Starting Monday, Nov. 19, a long-unused part of Multnomah County’s Walnut Park Complex in Northeast Portland has opened as a seasonal shelter for dozens of men, women and people in couples who need a safer, warmer place off the streets.
The Walnut Park Shelter, at 5329 NE Martin Luther King Blvd., will provide nighttime accommodations for up to 80 people, with special priority for veterans, people 55 and older, those with disabilities, and people already experiencing unsheltered homelessness in the neighborhood. The shelter will open daily at 5 p.m. and close at 7:30 a.m. It will run through the winter, and close in April.
Transition Projects, which has a long history of providing year-round and seasonal shelter in Multnomah County, will manage and operate the shelter. The County’s Department of County Human Services will continue to provide services in their existing offices in the Walnut Park Complex.
"We all have to do our part," Chair Deborah Kafoury said Monday at a news conference before the shelter opened. "It’s one of three shelters, with a total of 280 beds, that we’ve opened alongside County offices in County buildings since last winter."
Reservations can be obtained at Transition Projects’ Day Center at the Bud Clark Commons, 650 NW Irving, Portland, or by calling 503-280-4700. To learn more about the shelter, visit https://www.tprojects.org/get-assistance/shelters. Neighbors and neighborhood organizations can also call with referrals if there's someone they know in the neighborhood who's seeking shelter.
Plan for winter shelter beds
Beds at Walnut Park are among nearly 300 seasonal beds that Multnomah County and Portland will fund this winter. Those winter beds are in addition to the 1,300 publicly funded beds that are open year-round in our community. And they're also separate from the hundreds of beds that open, as needed, only during severe weather. Beyond Walnut Park, seasonal beds will soon be open in the following additional locations:
Do Good Multnomah is adding 40 seasonal beds to its 40-bed shelter for veterans in Rose City Park. Of those beds, 30 will be set aside for non-veterans.
Portsmouth Union Church (4775 N. Lombard, Portland) is hosting a 50-bed shelter for the winter. The Church has traditionally provided beds during severe weather. The shelter is operating in partnership with Do Good Multnomah.

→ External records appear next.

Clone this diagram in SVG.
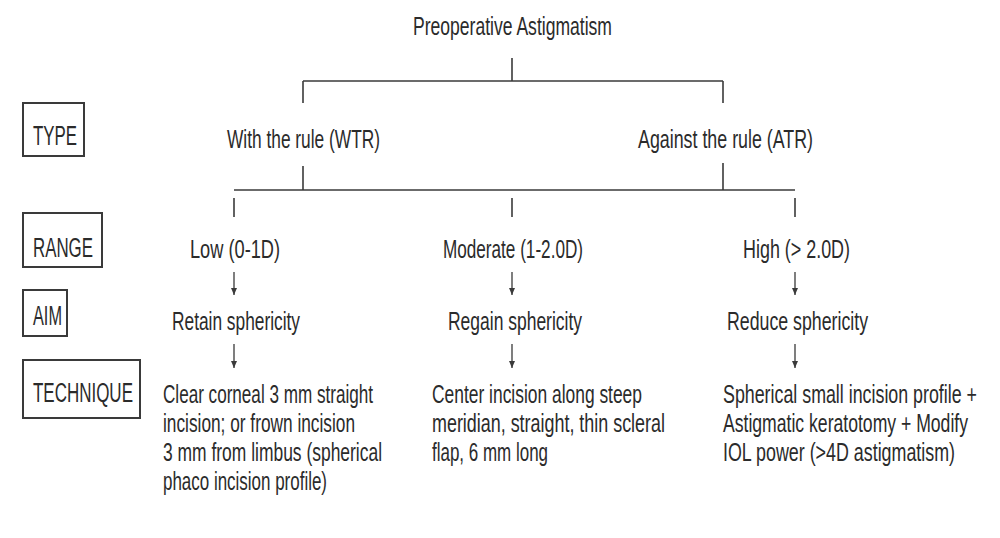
<svg xmlns="http://www.w3.org/2000/svg" width="1000" height="538" viewBox="0 0 1000 538">
  <style>
    .t { font-family: "Liberation Sans", Arial, sans-serif; font-size: 25px; fill: #2b2b2b; }
    .lbl { font-family: "Liberation Sans", Arial, sans-serif; font-size: 27px; fill: #2b2b2b; }
    .box { fill: none; stroke: #3a3a3a; stroke-width: 2; }
    .ln { fill: none; stroke: #3a3a3a; stroke-width: 1.6; }
    .arr { fill: none; stroke: #3a3a3a; stroke-width: 1.3; marker-end: url(#ah); }
  </style>
  <defs>
    <marker id="ah" viewBox="0 0 8 8" refX="7.5" refY="4" markerWidth="8" markerHeight="8" markerUnits="userSpaceOnUse" orient="auto">
      <path d="M0,0.8 L7.5,4 L0,7.2 Z" fill="#3a3a3a"/>
    </marker>
  </defs>
  <rect width="1000" height="538" fill="#ffffff"/>

  <g id="connectors">
    <line class="ln" x1="512" y1="58" x2="512" y2="81"/>
    <line class="ln" x1="303" y1="81" x2="723" y2="81"/>
    <line class="ln" x1="303" y1="81" x2="303" y2="103"/>
    <line class="ln" x1="723" y1="81" x2="723" y2="103"/>
    <line class="ln" x1="303" y1="166" x2="303" y2="190"/>
    <line class="ln" x1="723" y1="163" x2="723" y2="190"/>
    <line class="ln" x1="234" y1="190" x2="795" y2="190"/>
    <line class="ln" x1="234" y1="198" x2="234" y2="217"/>
    <line class="ln" x1="512" y1="198" x2="512" y2="217"/>
    <line class="ln" x1="795" y1="198" x2="795" y2="217"/>
    <line class="arr" x1="234" y1="272" x2="234" y2="295"/>
    <line class="arr" x1="512" y1="272" x2="512" y2="295"/>
    <line class="arr" x1="795" y1="272" x2="795" y2="295"/>
    <line class="arr" x1="234" y1="344" x2="234" y2="368"/>
    <line class="arr" x1="512" y1="344" x2="512" y2="368"/>
    <line class="arr" x1="795" y1="344" x2="795" y2="368"/>
  </g>

  <g id="title">
    <text class="t" transform="translate(413,35) scale(0.68,1)" textLength="292.6" lengthAdjust="spacingAndGlyphs">Preoperative Astigmatism</text>
  </g>

  <g id="label-type">
    <rect class="box" x="23" y="103" width="61" height="53"/>
    <text class="lbl" transform="translate(33,145) scale(0.68,1)" textLength="64.7" lengthAdjust="spacingAndGlyphs">TYPE</text>
  </g>
  <g id="label-range">
    <rect class="box" x="23" y="213" width="79" height="54"/>
    <text class="lbl" transform="translate(33,257) scale(0.68,1)" textLength="88.2" lengthAdjust="spacingAndGlyphs">RANGE</text>
  </g>
  <g id="label-aim">
    <rect class="box" x="23" y="290" width="44" height="46"/>
    <text class="lbl" transform="translate(33,325) scale(0.68,1)" textLength="42.6" lengthAdjust="spacingAndGlyphs">AIM</text>
  </g>
  <g id="label-technique">
    <rect class="box" x="23" y="360" width="117" height="58"/>
    <text class="lbl" transform="translate(33,402) scale(0.68,1)" textLength="147" lengthAdjust="spacingAndGlyphs">TECHNIQUE</text>
  </g>

  <g id="wtr">
    <text class="t" transform="translate(227,148) scale(0.68,1)" textLength="225" lengthAdjust="spacingAndGlyphs">With the rule (WTR)</text>
  </g>
  <g id="atr">
    <text class="t" transform="translate(638,148) scale(0.68,1)" textLength="257.4" lengthAdjust="spacingAndGlyphs">Against the rule (ATR)</text>
  </g>

  <g id="range-low">
    <text class="t" transform="translate(190,258) scale(0.68,1)" textLength="132.4" lengthAdjust="spacingAndGlyphs">Low (0-1D)</text>
  </g>
  <g id="range-moderate">
    <text class="t" transform="translate(443,258) scale(0.68,1)" textLength="205.9" lengthAdjust="spacingAndGlyphs">Moderate (1-2.0D)</text>
  </g>
  <g id="range-high">
    <text class="t" transform="translate(743,258) scale(0.68,1)" textLength="157.4" lengthAdjust="spacingAndGlyphs">High (&gt; 2.0D)</text>
  </g>

  <g id="aim-retain">
    <text class="t" transform="translate(172,330) scale(0.68,1)" textLength="188.2" lengthAdjust="spacingAndGlyphs">Retain sphericity</text>
  </g>
  <g id="aim-regain">
    <text class="t" transform="translate(448,330) scale(0.68,1)" textLength="197.1" lengthAdjust="spacingAndGlyphs">Regain sphericity</text>
  </g>
  <g id="aim-reduce">
    <text class="t" transform="translate(727,330) scale(0.68,1)" textLength="207.4" lengthAdjust="spacingAndGlyphs">Reduce sphericity</text>
  </g>

  <g id="tech-low">
    <text class="t" transform="translate(163,403) scale(0.68,1)" textLength="308.8" lengthAdjust="spacingAndGlyphs">Clear corneal 3 mm straight</text>
    <text class="t" transform="translate(163,432) scale(0.68,1)" textLength="282.4" lengthAdjust="spacingAndGlyphs">incision; or frown incision</text>
    <text class="t" transform="translate(163,461) scale(0.68,1)" textLength="322.1" lengthAdjust="spacingAndGlyphs">3 mm from limbus (spherical</text>
    <text class="t" transform="translate(163,490) scale(0.68,1)" textLength="241.2" lengthAdjust="spacingAndGlyphs">phaco incision profile)</text>
  </g>
  <g id="tech-moderate">
    <text class="t" transform="translate(432,403) scale(0.68,1)" textLength="308.8" lengthAdjust="spacingAndGlyphs">Center incision along steep</text>
    <text class="t" transform="translate(432,432) scale(0.68,1)" textLength="342.6" lengthAdjust="spacingAndGlyphs">meridian, straight, thin scleral</text>
    <text class="t" transform="translate(432,461) scale(0.68,1)" textLength="170.6" lengthAdjust="spacingAndGlyphs">flap, 6 mm long</text>
  </g>
  <g id="tech-high">
    <text class="t" transform="translate(723,403) scale(0.68,1)" textLength="373.5" lengthAdjust="spacingAndGlyphs">Spherical small incision profile +</text>
    <text class="t" transform="translate(723,432) scale(0.68,1)" textLength="360.3" lengthAdjust="spacingAndGlyphs">Astigmatic keratotomy + Modify</text>
    <text class="t" transform="translate(723,461) scale(0.68,1)" textLength="341.2" lengthAdjust="spacingAndGlyphs">IOL power (&gt;4D astigmatism)</text>
  </g>
</svg>
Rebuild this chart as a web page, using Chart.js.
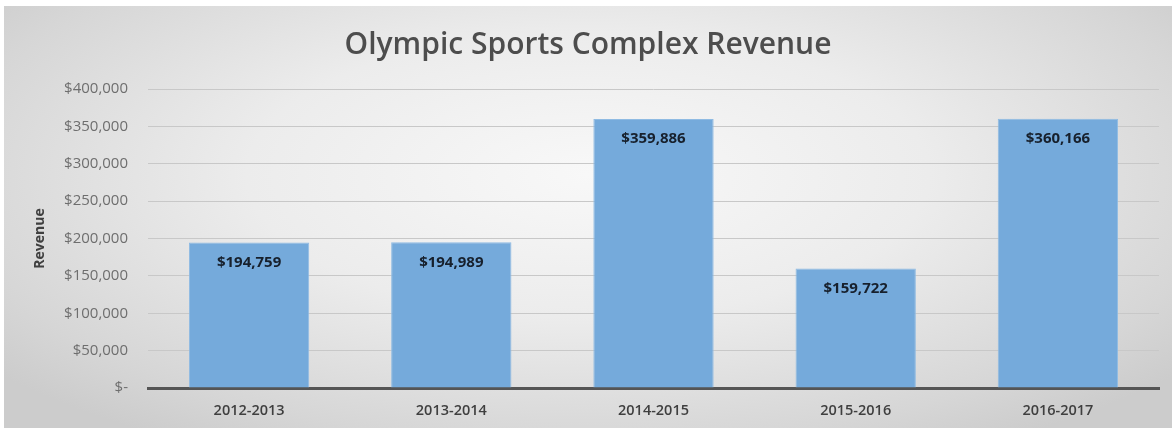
<!DOCTYPE html>
<html>
<head>
<meta charset="utf-8">
<script src="https://cdn.jsdelivr.net/npm/chart.js@4.4.1/dist/chart.umd.min.js"></script>
<style>
  html, body { margin: 0; padding: 0; background: #fff; }
  #panel {
    position: absolute; left: 4px; top: 6px; width: 1168px; height: 422px;
    background: radial-gradient(ellipse 65% 75% at 50% 40%, #f8f8f8 0%, #ececec 45%, #d6d6d6 85%, #cccccc 100%);
  }
  canvas { display: block; }
</style>
</head>
<body>
<div id="panel"><canvas id="chart" width="1168" height="422"></canvas></div>
<script>
const titol = 'Olympic Sports Complex Revenue';
const categories = ['2012-2013', '2013-2014', '2014-2015', '2015-2016', '2016-2017'];
const revenue = [194759, 194989, 359886, 159722, 360166];
const yMax = 400000;
const yStep = 50000;

const diners = (v) => v === 0 ? '$-' : '$' + v.toLocaleString('en-US');

// titol i etiquetes de les barres dibuixats a ma
const extres = {
    id: 'extres',
    afterDatasetsDraw(chart) {
        const ctx = chart.ctx;
        ctx.save();
        ctx.fillStyle = '#4d4d4d';
        ctx.font = '600 30px "Open Sans"';
        ctx.textAlign = 'center';
        ctx.textBaseline = 'middle';
        ctx.fillText(titol, chart.width / 2, 39);

        ctx.fillStyle = '#17202c';
        ctx.font = 'bold 15px "Open Sans"';
        chart.getDatasetMeta(0).data.forEach((bar, i) => {
            ctx.fillText(diners(revenue[i]), bar.x, bar.y + 20);
        });
        ctx.restore();
    }
};

new Chart(document.getElementById('chart'), {
    type: 'bar',
    data: {
        labels: categories,
        datasets: [{
            data: revenue,
            backgroundColor: '#75aadb',
            borderColor: '#8fbbe3',
            borderWidth: 1,
            categoryPercentage: 1,
            barPercentage: 0.595
        }]
    },
    options: {
        responsive: false, animation: false,
        layout: { padding: { top: 83, right: 13, left: 0, bottom: 0 } },
        plugins: { legend: { display: false }, tooltip: { enabled: false } },
        scales: {
            x: {
                afterFit: (s) => { s.height = 40; },
                grid: { display: false, drawTicks: false },
                border: { color: '#555', width: 3 },
                ticks: { color: '#3f3f3f', font: { family: 'Open Sans', size: 14.5, weight: '600' }, padding: 14 }
            },
            y: {
                min: 0, max: yMax,
                afterFit: (s) => { s.width = 144; },
                grid: { color: (c) => c.tick.value === 0 ? '#555' : '#c8c8c8', lineWidth: 1, drawTicks: false },
                border: { display: false },
                ticks: {
                    stepSize: yStep, padding: 20, color: '#6e6e6e',
                    font: { family: 'Open Sans', size: 15 },
                    callback: (v) => diners(v)
                },
                title: {
                    display: true, text: 'Revenue', color: '#404040',
                    font: { family: 'Open Sans', size: 14, weight: 'bold' },
                    padding: { top: 28, bottom: 0 }
                }
            }
        }
    },
    plugins: [extres]
});
</script>
</body>
</html>
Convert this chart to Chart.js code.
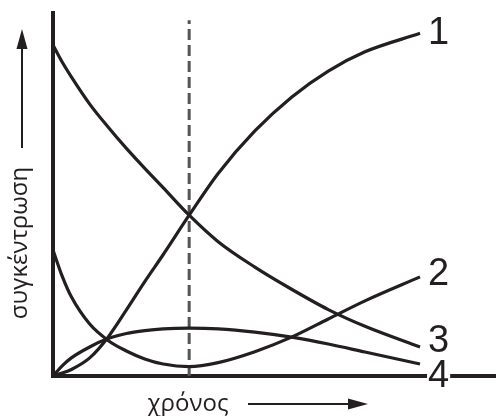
<!DOCTYPE html>
<html>
<head>
<meta charset="utf-8">
<script src="https://cdn.jsdelivr.net/npm/chart.js@4.4.1/dist/chart.umd.min.js"></script>
<style>
  html, body { margin: 0; padding: 0; background: #fff; }
  canvas { display: block; }
</style>
</head>
<body>
<canvas id="chart0" width="496" height="416"></canvas>
<script>
// time points (arbitrary units) and concentrations
var timeGrid = [0, 0.25, 0.5, 1, 1.5, 2, 2.5, 3, 3.71, 4.5, 5.5, 6.5, 7.5, 8.5, 10];
var curve1 = [0, 0.8, 1.8, 5.0, 10.7, 18.2, 26.0, 33.4, 44.3, 55.8, 67.5, 76.8, 84.0, 89.3, 94.4];
var curve2 = [34.7, 27.5, 21.8, 14.3, 9.8, 6.9, 4.7, 3.3, 2.6, 3.7, 6.7, 10.7, 15.7, 20.7, 27.3];
var curve3 = [91.2, 86.5, 82.4, 74.9, 68.6, 62.7, 57.2, 51.9, 44.3, 37.0, 30.0, 23.9, 18.3, 13.7, 8.0];
var curve4 = [0, 2.8, 5.0, 8.0, 10.3, 11.7, 12.5, 13.0, 13.2, 13.0, 12.1, 10.7, 8.8, 6.6, 3.3];
var curveLabels = ['1', '2', '3', '4'];
var markTime = 3.71;     // dashed line
var markTop = 98;
var xTitle = 'χρόνος';
var yTitle = 'συγκέντρωση';

var ink = '#231f20';

function points(values) {
    return values.map(function (v, i) { return { x: timeGrid[i], y: v }; });
}

function curveDataset(values) {
    return {
        data: points(values),
        borderColor: ink,
        borderWidth: 3.2,
        pointRadius: 0,
        cubicInterpolationMode: 'monotone',
        fill: false,
        order: 0
    };
}

function arrow(ctx, x1, y1, x2, y2) {
    var a = Math.atan2(y2 - y1, x2 - x1);
    var len = 20, half = 5.5;
    ctx.beginPath();
    ctx.moveTo(x1, y1);
    ctx.lineTo(x2 - Math.cos(a) * len, y2 - Math.sin(a) * len);
    ctx.stroke();
    ctx.beginPath();
    ctx.moveTo(x2, y2);
    ctx.lineTo(x2 - Math.cos(a) * len - Math.sin(a) * half, y2 - Math.sin(a) * len + Math.cos(a) * half);
    ctx.lineTo(x2 - Math.cos(a) * len + Math.sin(a) * half, y2 - Math.sin(a) * len - Math.cos(a) * half);
    ctx.closePath();
    ctx.fill();
}

var decorations = {
    id: 'decorations',
    afterDraw: function (chart) {
        var ctx = chart.ctx;
        var area = chart.chartArea;
        ctx.save();
        ctx.fillStyle = ink;
        ctx.strokeStyle = ink;
        ctx.lineWidth = 2;

        // axis titles with arrows
        ctx.font = '24px "Open Sans"';
        ctx.textAlign = 'center';
        ctx.textBaseline = 'alphabetic';
        ctx.fillText(xTitle, 188, 411);
        arrow(ctx, 248, 404, 368, 404);

        ctx.save();
        ctx.translate(27, 243);
        ctx.rotate(-Math.PI / 2);
        ctx.fillText(yTitle, 0, 0);
        ctx.restore();
        arrow(ctx, 22, 148, 22, 29);

        // curve numbers at the right end of each curve
        var nudge = { '2': -2, '3': -5 };
        ctx.font = '38px "Liberation Sans"';
        ctx.textAlign = 'left';
        ctx.textBaseline = 'middle';
        for (var i = 0; i < 4; i++) {
            var meta = chart.getDatasetMeta(i);
            var last = meta.data[meta.data.length - 1];
            var label = curveLabels[i];
            var x = last.x + 8;
            var y = last.y + (nudge[label] || 0);
            if (label === '4') y = area.bottom + 1;
            var m = ctx.measureText(label);
            ctx.fillStyle = '#fff';
            ctx.fillRect(x - 1, y - m.actualBoundingBoxAscent - 1,
                m.width + 2, m.actualBoundingBoxAscent + m.actualBoundingBoxDescent + 2);
            ctx.fillStyle = ink;
            ctx.fillText(label, x, y);
        }
        ctx.restore();
    }
};

var chart = new Chart(document.getElementById('chart0').getContext('2d'), {
    type: 'line',
    data: {
        datasets: [
            curveDataset(curve1),
            curveDataset(curve2),
            curveDataset(curve3),
            curveDataset(curve4),
            {
                data: [{ x: markTime, y: 0 }, { x: markTime, y: markTop }],
                borderColor: '#555',
                borderWidth: 3,
                borderDash: [11, 5],
                pointRadius: 0,
                tension: 0,
                order: 1
            }
        ]
    },
    options: {
        responsive: false,
        animation: false,
        devicePixelRatio: 1,
        layout: { padding: { left: 53, top: 13, right: 0, bottom: 40 } },
        plugins: {
            legend: { display: false },
            tooltip: { enabled: false }
        },
        scales: {
            x: {
                type: 'linear',
                min: 0,
                max: 12.07,
                grid: { display: false, drawTicks: false },
                ticks: { display: false },
                border: { display: true, color: ink, width: 4 },
                afterFit: function (s) { s.height = 0; }
            },
            y: {
                type: 'linear',
                min: 0,
                max: 100,
                grid: { display: false, drawTicks: false },
                ticks: { display: false },
                border: { display: true, color: ink, width: 4 },
                afterFit: function (s) { s.width = 0; }
            }
        }
    },
    plugins: [decorations]
});
</script>
</body>
</html>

75 beds of winter shelter for people in families also will open next month.
Additional beds will also open in the youth homelessness system.
"Government has an important role, but it’s our partnerships with nonprofit and faith leaders that are bringing people in from the cold," Kafoury said. "They step up to open these new shelters, they expand street outreach to find vulnerable people, and they get them the gear they need to stay safe."
After two winters in a row of extended periods of sheltering, we had reached a crossroads," Goebel said. "We knew we couldn’t sustain our winter sheltering efforts without some significant help from outside. So we prayed for that help."
From there, the church started working with Do Good Multnomah and was able to receive financial support from the Joint Office. Instead of providing shelter on the worst nights of the year, the church would be able to help people throughout the fall, winter and early spring.
"I believe that our new partnership with Do Good Multnomah and the Joint Office of Homeless Services is an answer to that prayer," he said.
At the same time, Multnomah County and the City of Portland — along with providers such as Transition Projects, JOIN, 211info and others — are ready, as they are every year, to offer those additional beds during severe weather.
For hundreds of neighbors without shelter, even one day or night of severe weather – including high winds, and snow, sleet and ice – is a life-threatening event that requires an emergency response. That’s why, no matter how many days of severe weather we might see, the Joint Office of Homeless Services and emergency management officials in Multnomah County and Portland all share a plan that can scale up rapidly to provide the necessary response.
The plan is centered on a fundamental commitment: No one who needs a warm, dry and safe place during severe weather will ever be turned away.
Outreach providers and first responders work with the Joint Office, emergency management officials and scores of volunteers and community-based organizations stand ready on any given night, depending on the whims of the forecast, to help hundreds of people into shelter with room to spare.
Outreach, volunteering and donations
This year, providers are adding additional outreach capacity during cold weather, but before the thresholds for severe weather are reached. JOIN is adding outreach capacity so workers can specifically help families experiencing homelessness this winter, to help them into housing.
The Joint Office will also begin issuing “cold weather alerts” this year. When temperatures are forecast to reach 32 degrees, providers will step up general outreach efforts, including the ability to purchase and distribute winter gear. During those periods, 211 will operate 24 hours and help connect people to any empty shelter beds.
Community members can help that outreach work, as well as the work to provide shelter during severe weather.
Just like last year, 211info.org/donations will share information on training sessions for severe weather volunteers as well as specific instructions for proactively donating winter gear.
“There’s so much more that you and your neighbors can do. Right now,” Portland Mayor Ted Wheeler said. “Go to 211info.org/donations. You can see lists of the winter gear that our outreach workers rely on to keep people warm — and you can see where and when you can drop it off. It takes all of us. All year long. But especially when it’s cold outside.”